Tax reform was a major focus of the 2018 Legislative Session, and several tax measures were enacted (or defeated) which are beneficial to natural resource and heavy manufacturing industries located in rural Utah. HB293S5, Tax Rebalancing Provisions, sponsored by Rep. Bradley Last (R-Iron, Washington), slightly reduced the overall individual and corporate income tax from 5 percent to 4.95 percent. Specific to the mining, oil and gas industry, the bill allows flexibility in apportionment methodology which should translate into a tax reduction for those industries. SB233, Sales and Use Tax Amendments, sponsored by Sen. Howard Stephenson (R- Draper) provides a contingent funding mechanism to eliminate the three-year useful life requirement for the sales tax exemption on mining and manufacturing equipment sold in the state. The funding for this exemption is conditioned upon collection of revenue from remote sales, which is dependent upon a favorable ruling by the U.S. Supreme Court anticipated this year. The Utah Legislature defeated HB403, Tax Modifications, sponsored by Rep. Joel Briscoe (D-Salt Lake City), which sought to enact a carton tax on large emitters of carbon dioxide. This tax would have burdened several industries located in rural areas including natural gas systems, cement and lime producers and power plants. Similar measures were also defeated this session by the Oregon and Washington State legislatures. The Utah Legislature also appropriated funds for a commerce clause challenge to California’s surcharge on coal and natural gas-fired electricity imported from Utah.

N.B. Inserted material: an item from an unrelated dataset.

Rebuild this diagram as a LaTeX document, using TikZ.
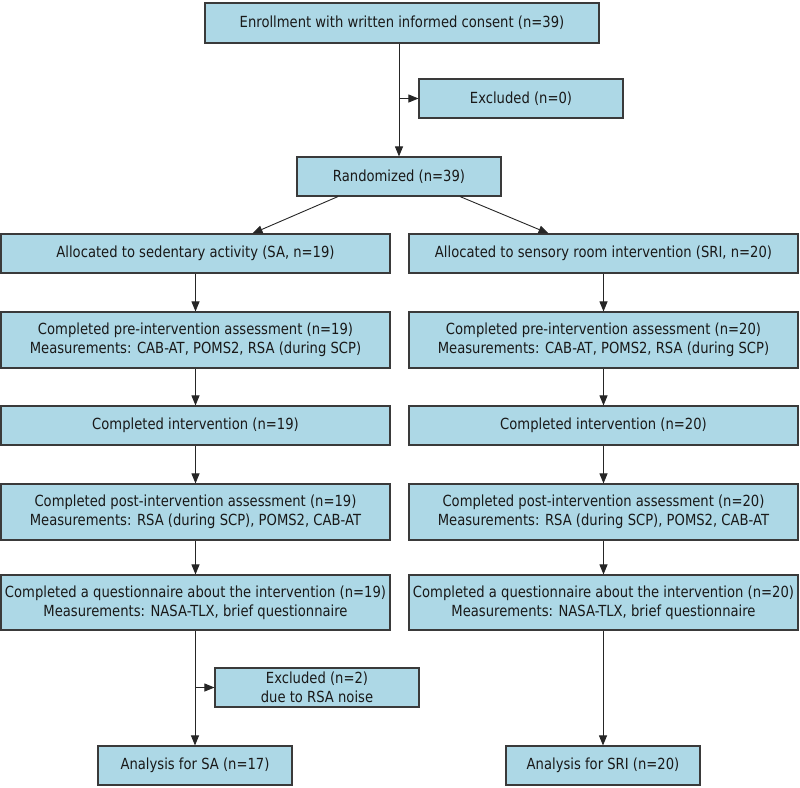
\documentclass[tikz,border=0pt]{standalone}
\usepackage{fontspec}
\setmainfont{DejaVu Sans}[FakeStretch=0.86]
\usetikzlibrary{arrows.meta,calc}
\definecolor{boxfill}{HTML}{ADD8E6}
\definecolor{boxline}{HTML}{3A3A3A}
\begin{document}
\begin{tikzpicture}[x=1pt,y=-1pt,
  box/.style={draw=boxline,line width=1.1pt,fill=boxfill,align=center,
    inner sep=0pt,font=\fontsize{15.3}{19}\selectfont,text=black!90},
  wide/.style={box,minimum width=389pt,minimum height=39pt},
  tall/.style={box,minimum width=389pt,minimum height=56pt},
  small/.style={box,minimum width=204pt,minimum height=39pt},
  leaf/.style={box,minimum width=194pt,minimum height=39pt},
  flow/.style={draw=black!85,line width=0.9pt,-{Triangle[length=10pt,width=8pt]}},
  plain/.style={draw=black!85,line width=0.9pt}]
\useasboundingbox (0,0) rectangle (800,787);

\node[box,minimum width=394pt,minimum height=40pt] (enroll) at (402,23)
  {Enrollment with written informed consent (n=39)};
\node[small] (excl0) at (521,98.5) {Excluded (n=0)};
\node[small] (rand) at (399,176.5) {Randomized (n=39)};

% left arm: sedentary activity
\node[wide] (saAlloc) at (195.5,253.5) {Allocated to sedentary activity (SA, n=19)};
\node[tall] (saPre) at (195.5,340) {Completed pre-intervention assessment (n=19)\\Measurements: CAB-AT, POMS2, RSA (during SCP)};
\node[wide] (saInt) at (195.5,425.5) {Completed intervention (n=19)};
\node[tall] (saPost) at (195.5,512) {Completed post-intervention assessment (n=19)\\Measurements: RSA (during SCP), POMS2, CAB-AT};
\node[tall,minimum height=55pt] (saQ) at (195.5,602.5) {Completed a questionnaire about the intervention (n=19)\\Measurements: NASA-TLX, brief questionnaire};
\node[small] (excl2) at (317,687.5) {Excluded (n=2)\\due to RSA noise};
\node[leaf] (saAna) at (195,765.5) {Analysis for SA (n=17)};

% right arm: sensory room intervention
\node[wide] (sriAlloc) at (603.5,253.5) {Allocated to sensory room intervention (SRI, n=20)};
\node[tall] (sriPre) at (603.5,340) {Completed pre-intervention assessment (n=20)\\Measurements: CAB-AT, POMS2, RSA (during SCP)};
\node[wide] (sriInt) at (603.5,425.5) {Completed intervention (n=20)};
\node[tall] (sriPost) at (603.5,512) {Completed post-intervention assessment (n=20)\\Measurements: RSA (during SCP), POMS2, CAB-AT};
\node[tall,minimum height=55pt] (sriQ) at (603.5,602.5) {Completed a questionnaire about the intervention (n=20)\\Measurements: NASA-TLX, brief questionnaire};
\node[leaf] (sriAna) at (603,765.5) {Analysis for SRI (n=20)};

% enrollment to randomization, with exclusion branch
\draw[flow] (rand.north |- enroll.south) -- (rand.north);
\coordinate (tap0) at (rand.north |- excl0.west);
\draw[flow] (tap0) -- (excl0.west);

% randomization split
\coordinate (randL) at ($(rand.south)+(-61,0)$);
\coordinate (randR) at ($(rand.south)+(61,0)$);
\coordinate (saIn) at ($(saAlloc.north)+(57,0)$);
\coordinate (sriIn) at ($(sriAlloc.north)+(-55,0)$);
\draw[flow] (randL) -- (saIn);
\draw[flow] (randR) -- (sriIn);

% left column chain
\draw[flow] (saAlloc) -- (saPre);
\draw[flow] (saPre) -- (saInt);
\draw[flow] (saInt) -- (saPost);
\draw[flow] (saPost) -- (saQ);
\draw[flow] (saQ.south -| saAna.north) -- (saAna.north);
\coordinate (tap2) at (saAna.north |- excl2.west);
\draw[flow] (tap2) -- (excl2.west);

% right column chain
\draw[flow] (sriAlloc) -- (sriPre);
\draw[flow] (sriPre) -- (sriInt);
\draw[flow] (sriInt) -- (sriPost);
\draw[flow] (sriPost) -- (sriQ);
\draw[flow] (sriQ.south -| sriAna.north) -- (sriAna.north);
\end{tikzpicture}
\end{document}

In sum, the 2018 Utah Legislature has further implemented Gov. Herbert’s Rural Jobs Initiative to create 25,000 jobs within the state’s 25 rural counties. The Legislature has passed and funded measures to incentivize natural resource infrastructure development in rural areas, to provide tax credits beneficial to resource industry located in rural areas and to support workforce education and training needed to help keep these jobs in Utah.